The latest Northern Ireland Peace Monitoring Report [PDF] speaks into a space that hasn’t been as uncertain in a generation.

While there were two steps forward and only one step back, a sense of confidence, hope and ambition defined the process; and confidence empowered progress no matter how slow at times.

In recent times, however, there is a sense and reality of stasis at best. The political process is paused and civil society is frustrated at what might have been while praying it will not become another lost opportunity.

This peace monitoring report, the fifth in a series of monitors, highlights the challenges facing our peace and political processes in the honest and comprehensive way that is needed for all people who can influence for the better, going forward.

The challenges are significant, and overcoming them will be more exhausting still because they exist in a political vacuum.

The report highlights many positive aspects to change in Northern Ireland in recent years, not least declining unemployment. But the report also highlights the damage to relations caused by the Brexit debate, the lack of progress on many social justice issues and policy imperatives, and the ongoing impact of segregation.

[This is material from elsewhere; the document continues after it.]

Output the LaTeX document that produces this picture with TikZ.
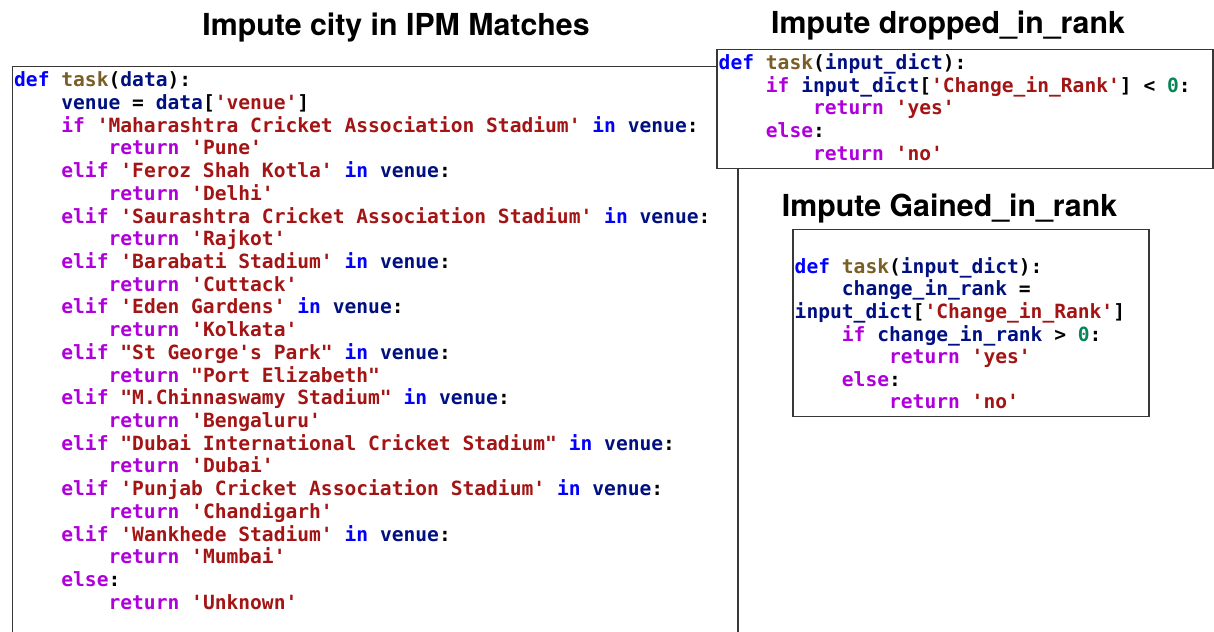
\documentclass[tikz,border=0pt]{standalone}
\usepackage{fontspec}
\setmonofont{DejaVu Sans Mono}
\newfontfamily\titlefont{TeX Gyre Heros}
\definecolor{cdef}{RGB}{0,0,255}
\definecolor{cfn}{RGB}{121,94,38}
\definecolor{cvar}{RGB}{0,16,128}
\definecolor{cstr}{RGB}{163,21,21}
\definecolor{cctl}{RGB}{175,0,219}
\definecolor{cnum}{RGB}{9,134,88}
\definecolor{boxline}{RGB}{55,55,55}
\newcommand\cK[1]{\textcolor{cdef}{#1}}
\newcommand\cF[1]{\textcolor{cfn}{#1}}
\newcommand\cV[1]{\textcolor{cvar}{#1}}
\newcommand\cS[1]{\textcolor{cstr}{#1}}
\newcommand\cC[1]{\textcolor{cctl}{#1}}
\newcommand\cN[1]{\textcolor{cnum}{#1}}
\newcommand\IA{\hphantom{xxxx}}
\newcommand\IB{\hphantom{xxxxxxxx}}
\tikzset{
  code/.style={anchor=base west, inner sep=0pt, align=left},
  ttl/.style={anchor=base, inner sep=0pt, font=\titlefont\bfseries\fontsize{30.3bp}{36bp}\selectfont},
  boxframe/.style={draw=boxline, line width=1.2bp},
}
\begin{document}
\begin{tikzpicture}[x=1bp,y=-1bp]
\useasboundingbox (0,0) rectangle (1214,632);

% titles
\node[ttl] (t1) at (396,36) {Impute city in IPM Matches};
\node[ttl] (t2) at (948,34) {Impute dropped\_in\_rank};
\node[ttl] (t3) at (949.5,217) {Impute Gained\_in\_rank};

% left box (extends below the picture)
\draw[boxframe] (12.5,632) -- (12.5,66.5) -- (738,66.5) -- (738,632);

\node[code] (c1) at (14,86.7) {\ttfamily\bfseries\fontsize{19.6bp}{22.68bp}\selectfont
\begin{tabular}[t]{@{}l@{}}
\cK{def} \cF{task}(\cV{data}):\\
\IA\cV{venue} = \cV{data}[\cS{'venue'}]\\
\IA\cC{if} \cS{'Maharashtra Cricket Association Stadium'} \cK{in} \cV{venue}:\\
\IB\cC{return} \cS{'Pune'}\\
\IA\cC{elif} \cS{'Feroz Shah Kotla'} \cK{in} \cV{venue}:\\
\IB\cC{return} \cS{'Delhi'}\\
\IA\cC{elif} \cS{'Saurashtra Cricket Association Stadium'} \cK{in} \cV{venue}:\\
\IB\cC{return} \cS{'Rajkot'}\\
\IA\cC{elif} \cS{'Barabati Stadium'} \cK{in} \cV{venue}:\\
\IB\cC{return} \cS{'Cuttack'}\\
\IA\cC{elif} \cS{'Eden Gardens'} \cK{in} \cV{venue}:\\
\IB\cC{return} \cS{'Kolkata'}\\
\IA\cC{elif} \cS{"St George's Park"} \cK{in} \cV{venue}:\\
\IB\cC{return} \cS{"Port Elizabeth"}\\
\IA\cC{elif} \cS{"M.Chinnaswamy Stadium"} \cK{in} \cV{venue}:\\
\IB\cC{return} \cS{'Bengaluru'}\\
\IA\cC{elif} \cS{"Dubai International Cricket Stadium"} \cK{in} \cV{venue}:\\
\IB\cC{return} \cS{'Dubai'}\\
\IA\cC{elif} \cS{'Punjab Cricket Association Stadium'} \cK{in} \cV{venue}:\\
\IB\cC{return} \cS{'Chandigarh'}\\
\IA\cC{elif} \cS{'Wankhede Stadium'} \cK{in} \cV{venue}:\\
\IB\cC{return} \cS{'Mumbai'}\\
\IA\cC{else}:\\
\IB\cC{return} \cS{'Unknown'}
\end{tabular}};

% dropped box
\draw[boxframe, fill=white] (717,49.3) rectangle (1213,168.3);
\node[code] (c2) at (718.5,69.3) {\ttfamily\bfseries\fontsize{19.6bp}{22.85bp}\selectfont
\begin{tabular}[t]{@{}l@{}}
\cK{def} \cF{task}(\cV{input\_dict}):\\
\IA\cC{if} \cV{input\_dict}[\cS{'Change\_in\_Rank'}] < \cN{0}:\\
\IB\cC{return} \cS{'yes'}\\
\IA\cC{else}:\\
\IB\cC{return} \cS{'no'}
\end{tabular}};

% gained box
\draw[boxframe, fill=white] (793,229.3) rectangle (1149,416.7);
\node[code] (c3) at (794.5,273.3) {\ttfamily\bfseries\fontsize{19.6bp}{22.5bp}\selectfont
\begin{tabular}[t]{@{}l@{}}
\cK{def} \cF{task}(\cV{input\_dict}):\\
\IA\cV{change\_in\_rank} =\\
\cV{input\_dict}[\cS{'Change\_in\_Rank'}]\\
\IA\cC{if} \cV{change\_in\_rank} > \cN{0}:\\
\IB\cC{return} \cS{'yes'}\\
\IA\cC{else}:\\
\IB\cC{return} \cS{'no'}
\end{tabular}};
\end{tikzpicture}
\end{document}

It asks us about our ambitions by suggesting it will take until the next century to achieve a truly representative policing service given virtually stagnant progress since the ending of 50-50 recruitment.

But the greater challenge may be to the bread and butter delivery of good relations work on the ground, at interfaces, in towns and cities, in rural areas, in the most disadvantaged communities and those that are more affluent, to younger and older people, those involved in conflict in the past and those who were victims.

These are people dealing with the most direct consequences of a political vacuum, of the cynicism evident in declining trust in our institutions, and in trying to manage the impact of austerity.

The lack of ministers in government hinders an ability to deliver imaginative approaches to the problems of segregation and separate living, inhibits the re-imagination of our relationships, and means failure to deliver local solutions to growing social need.

If there is not fragility in the peace process, the peace monitoring report does challenge us, now and in the years to come, about ensuring future forward flow to the peace process.

Standing still is not an option and peace may need pushed from the coal face up the hill because it seems it won’t come trickling down.

It is important that those who value what has been achieved in the last 20 years speak up to protect what is at stake.

Indifference is as damaging as lack of understanding. Silence affords ignorance a respectability and acceptance.

The fifth Northern Ireland Peace Monitoring Report was written independently by a team from Ulster University and published by the Community Relations Council. It is funded by the Joseph Rowntree Charitable Trust.